Précédemment, le musée bénéficiait par ailleurs déjà d'une grande réputation, principalement grâce à son importante collection de tableaux flamands et à un cabinet des dessins aussi impressionnant qu'inattendu (dans un musée hors de Paris), qui possède des feuilles de la Renaissance italienne, des plus grands artistes que sont Raphaël, Da Vinci, Michel-Ange, etc. Il doit cette richesse à un artiste peintre lillois, Jean-Baptiste Wicar, qui, avec son maître Jean-Louis David, partit en 1784 pour l'Italie, où il connut une longue et fructueuse carrière en tant que peintre certes non dépourvu de mérites et en tant que collectionneur presque génial surtout de dessins et également de tableaux. En 1834, Wicar légua sa collection au musée de sa ville natale, en signe de gratitude pour l'aide et l'appui dont, jeune artiste, il y avait bénéficié. En Italie, Wicar n'acheta pas que de l'art italien; sa collection comportait aussi une série de gravures de Lucas de Leyde (1494-1533) et d'Albert Dürer, à côté de dessins notamment de Gerrit van Honthorst (1590-1656) et de Dürer (Portrait de Lucas de Leyde, réalisé lors de son voyage dans les Pays-Bas en 1521).

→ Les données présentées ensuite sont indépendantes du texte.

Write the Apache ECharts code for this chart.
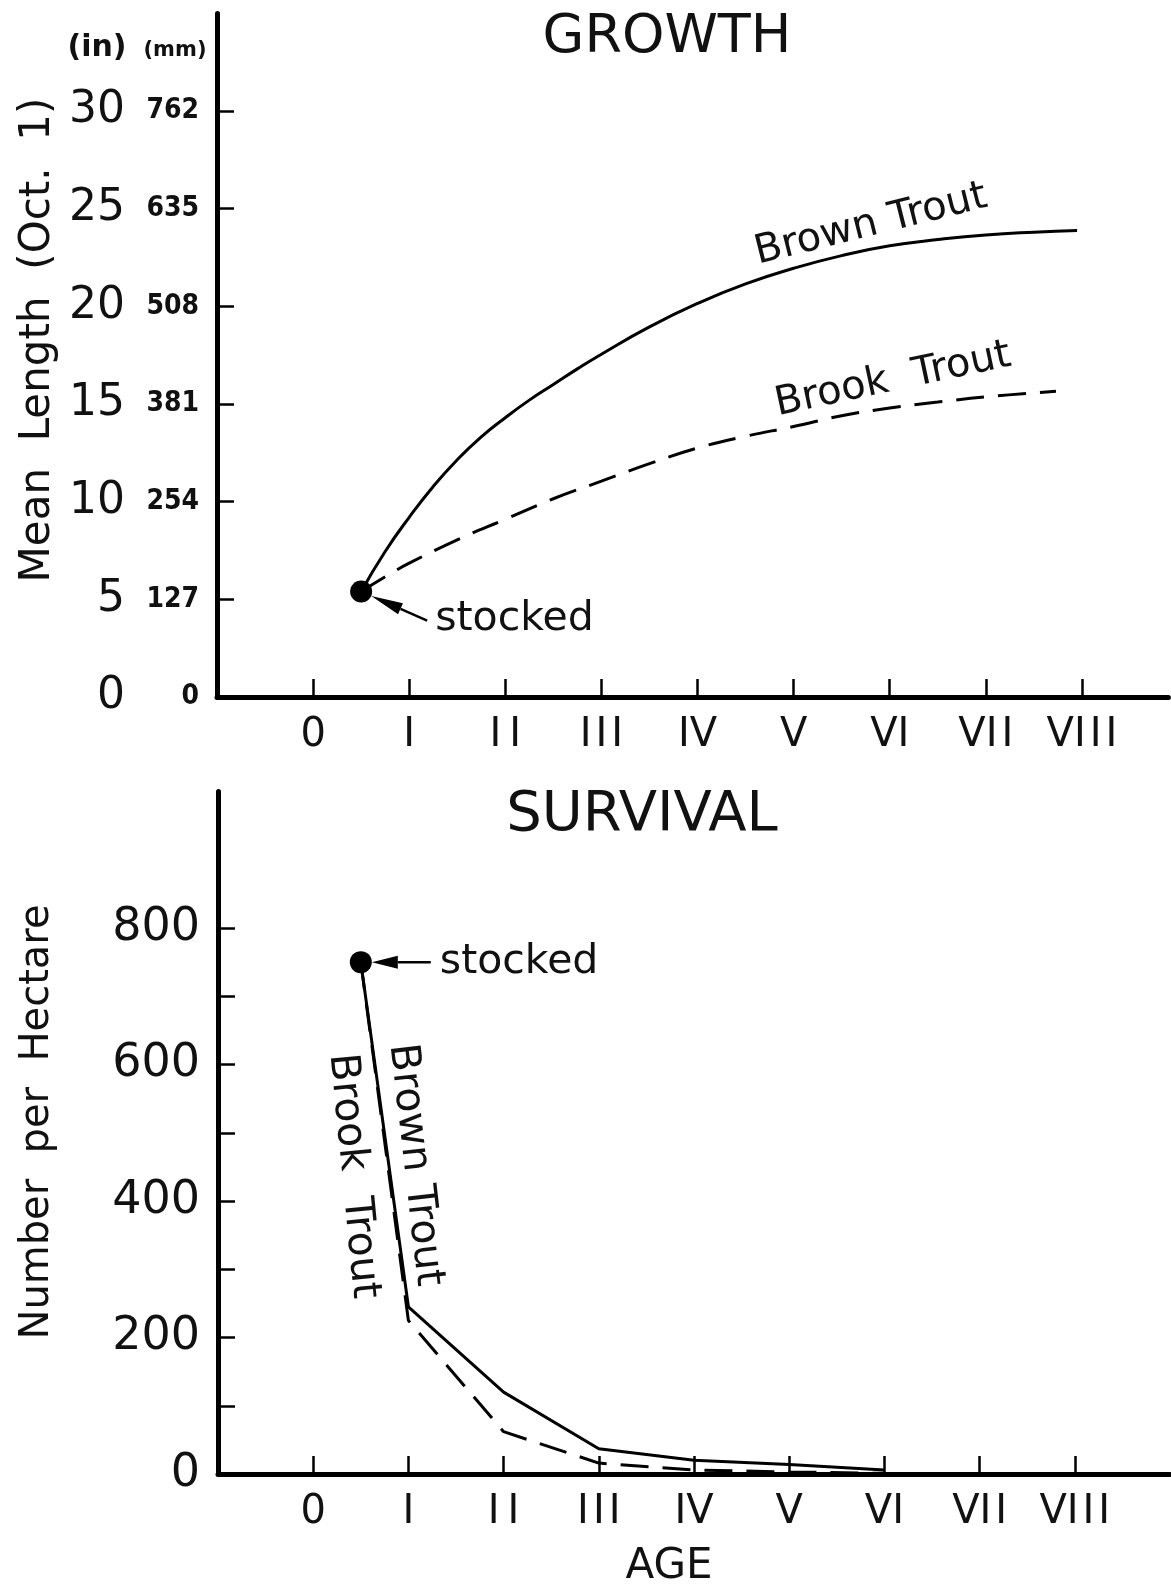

Le musée de Lille a présenté dès le début des oeuvres flamandes. Lorsque le peintre Louis Watteau (à ne pas confondre avec son célèbre homonyme de Valenciennes: Antoine Watteau) émit en 1792 la proposition d'ouvrir un musée qui exposerait les tableaux provenant des églises spoliées lors de la Révolution française, il s'agissait en grande partie de toiles flamandes. Les églises lilloises en possédaient en effet beaucoup. En 1809, ce musée, incorporé jusque-là dans l'École des Beaux-Arts, déménage à l'ancienne église des récollets, à l'occasion du dépôt, par l'État, de 46 oeuvres (saisies révolutionnaires ou butin de guerre) provenant du Louvre et de Versailles. En faisaient partie des oeuvres flamandes et hollandaises remarquables, notamment de Pierre-Paul Rubens (1577-1640) et de Gaspard de Crayer (1582-1669).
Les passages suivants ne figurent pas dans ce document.